_Exercise_. Every line of the listing must be reproduced as it stands. Leave the images behind.

====== Supplied information

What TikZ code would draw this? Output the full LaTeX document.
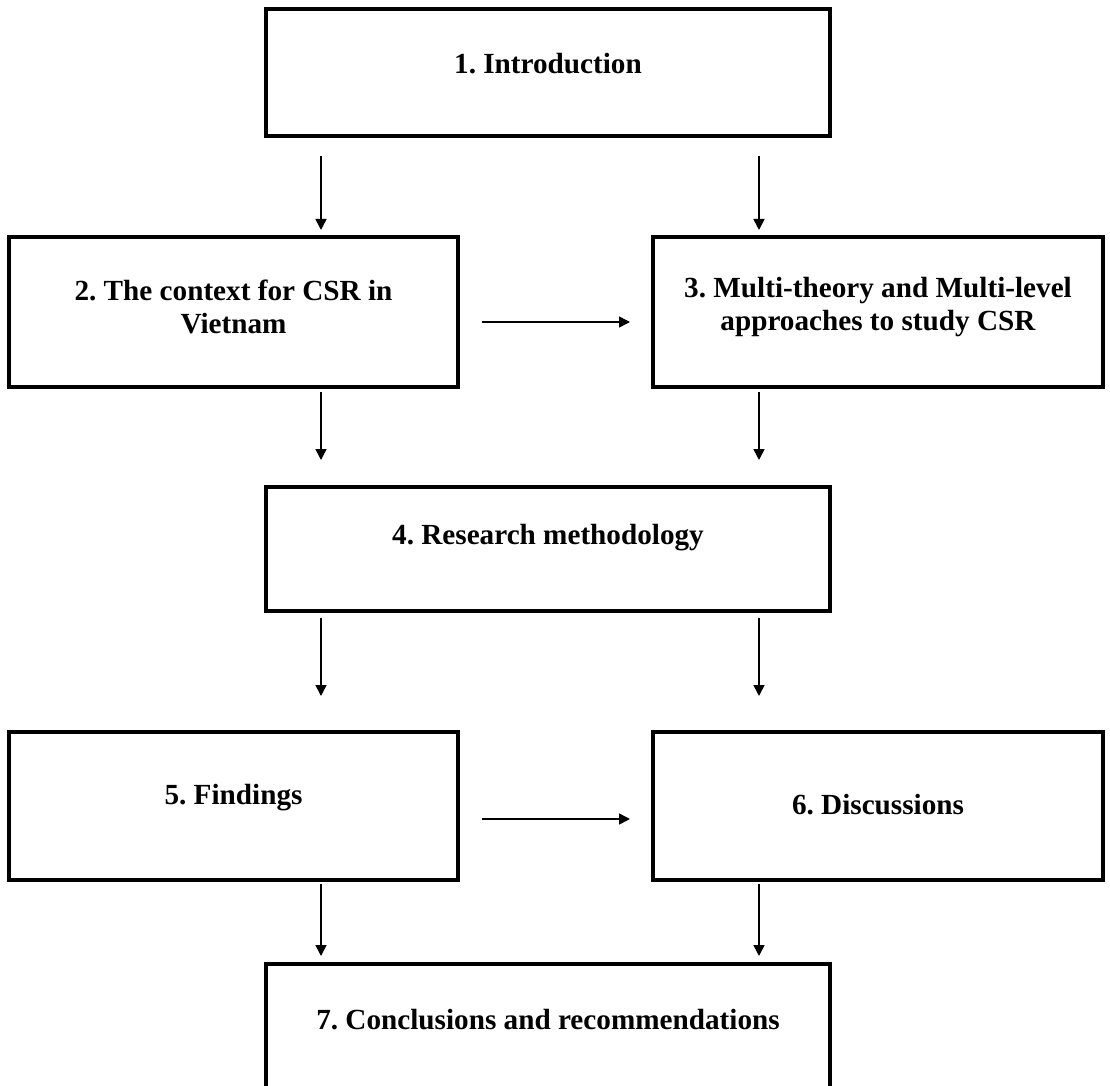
\documentclass[tikz,border=0pt]{standalone}
\usepackage{fontspec}
\setmainfont{Liberation Serif}
\frenchspacing
\usetikzlibrary{positioning,arrows.meta}
\tikzset{
    block/.style = {draw, rectangle, line width=2pt, outer sep=0pt,
        minimum height=75pt,
        minimum width=224.5pt, align=center, inner sep=2pt,
        font=\fontsize{14.6}{16.5}\selectfont\bfseries},
    wide/.style = {block, minimum width=282pt},
    lift/.style = {text depth=#1},
    arrow/.style = {draw, -{Triangle[width=5.5pt,length=5.5pt]}, line width=0.8pt}
}

\begin{document}
\begin{tikzpicture}
    \useasboundingbox (0,0) rectangle (555pt,-543pt);
    \node [wide, minimum height=63.5pt, lift=9pt] at (274pt,-36.25pt) (intro) {1. Introduction};
    \node [block, lift=5pt] at (116.75pt,-156pt) (context) {2. The context for CSR in\\Vietnam};
    \node [block, minimum width=225pt, lift=8pt, right=97.5pt of context] (multi) {3. Multi-theory and Multi-level\\approaches to study CSR};
    \node [wide, minimum height=62pt, lift=15pt, below=175.5pt of intro] (method) {4. Research methodology};
    \node [block, minimum height=74pt, lift=12pt, below=172.5pt of context] (findings) {5. Findings};
    \node [block, minimum height=74pt, minimum width=225pt, lift=2pt, right=97.5pt of findings] (discuss) {6. Discussions};
    \node [wide, minimum height=64pt, lift=9pt, below=176.5pt of method] (concl) {7. Conclusions and recommendations};
    \coordinate (lx) at (160.5pt,0);
    \coordinate (rx) at (379.5pt,0);
    \draw [arrow, shorten <=10pt, shorten >=3.5pt] (intro.south -| lx) -- (context.north -| lx);
    \draw [arrow, shorten <=10pt, shorten >=3.5pt] (intro.south -| rx) -- (multi.north -| rx);
    \draw [arrow, shorten <=12pt, shorten >=11.5pt] ([yshift=-5pt]context.east) -- ([yshift=-5pt]multi.west);
    \draw [arrow, shorten <=2.5pt, shorten >=13.5pt] (context.south -| lx) -- (method.north -| lx);
    \draw [arrow, shorten <=2.5pt, shorten >=13.5pt] (multi.south -| rx) -- (method.north -| rx);
    \draw [arrow, shorten <=3.5pt, shorten >=18pt] (method.south -| lx) -- (findings.north -| lx);
    \draw [arrow, shorten <=3.5pt, shorten >=18pt] (method.south -| rx) -- (discuss.north -| rx);
    \draw [arrow, shorten <=12pt, shorten >=11.5pt] ([yshift=-6.5pt]findings.east) -- ([yshift=-6.5pt]discuss.west);
    \draw [arrow, shorten <=2pt, shorten >=4pt] (findings.south -| lx) -- (concl.north -| lx);
    \draw [arrow, shorten <=2pt, shorten >=4pt] (discuss.south -| rx) -- (concl.north -| rx);
\end{tikzpicture}
\end{document}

============

_Completed task_.
What TikZ code would draw this? Output the full LaTeX document.
\documentclass[tikz,border=0pt]{standalone}
\usepackage{fontspec}
\setmainfont{Liberation Serif}
\frenchspacing
\usetikzlibrary{positioning,arrows.meta}
\tikzset{
    block/.style = {draw, rectangle, line width=2pt, outer sep=0pt,
        minimum height=75pt,
        minimum width=224.5pt, align=center, inner sep=2pt,
        font=\fontsize{14.6}{16.5}\selectfont\bfseries},
    wide/.style = {block, minimum width=282pt},
    lift/.style = {text depth=#1},
    arrow/.style = {draw, -{Triangle[width=5.5pt,length=5.5pt]}, line width=0.8pt}
}

\begin{document}
\begin{tikzpicture}
    \useasboundingbox (0,0) rectangle (555pt,-543pt);
    \node [wide, minimum height=63.5pt, lift=9pt] at (274pt,-36.25pt) (intro) {1. Introduction};
    \node [block, lift=5pt] at (116.75pt,-156pt) (context) {2. The context for CSR in\\Vietnam};
    \node [block, minimum width=225pt, lift=8pt, right=97.5pt of context] (multi) {3. Multi-theory and Multi-level\\approaches to study CSR};
    \node [wide, minimum height=62pt, lift=15pt, below=175.5pt of intro] (method) {4. Research methodology};
    \node [block, minimum height=74pt, lift=12pt, below=172.5pt of context] (findings) {5. Findings};
    \node [block, minimum height=74pt, minimum width=225pt, lift=2pt, right=97.5pt of findings] (discuss) {6. Discussions};
    \node [wide, minimum height=64pt, lift=9pt, below=176.5pt of method] (concl) {7. Conclusions and recommendations};
    \coordinate (lx) at (160.5pt,0);
    \coordinate (rx) at (379.5pt,0);
    \draw [arrow, shorten <=10pt, shorten >=3.5pt] (intro.south -| lx) -- (context.north -| lx);
    \draw [arrow, shorten <=10pt, shorten >=3.5pt] (intro.south -| rx) -- (multi.north -| rx);
    \draw [arrow, shorten <=12pt, shorten >=11.5pt] ([yshift=-5pt]context.east) -- ([yshift=-5pt]multi.west);
    \draw [arrow, shorten <=2.5pt, shorten >=13.5pt] (context.south -| lx) -- (method.north -| lx);
    \draw [arrow, shorten <=2.5pt, shorten >=13.5pt] (multi.south -| rx) -- (method.north -| rx);
    \draw [arrow, shorten <=3.5pt, shorten >=18pt] (method.south -| lx) -- (findings.north -| lx);
    \draw [arrow, shorten <=3.5pt, shorten >=18pt] (method.south -| rx) -- (discuss.north -| rx);
    \draw [arrow, shorten <=12pt, shorten >=11.5pt] ([yshift=-6.5pt]findings.east) -- ([yshift=-6.5pt]discuss.west);
    \draw [arrow, shorten <=2pt, shorten >=4pt] (findings.south -| lx) -- (concl.north -| lx);
    \draw [arrow, shorten <=2pt, shorten >=4pt] (discuss.south -| rx) -- (concl.north -| rx);
\end{tikzpicture}
\end{document}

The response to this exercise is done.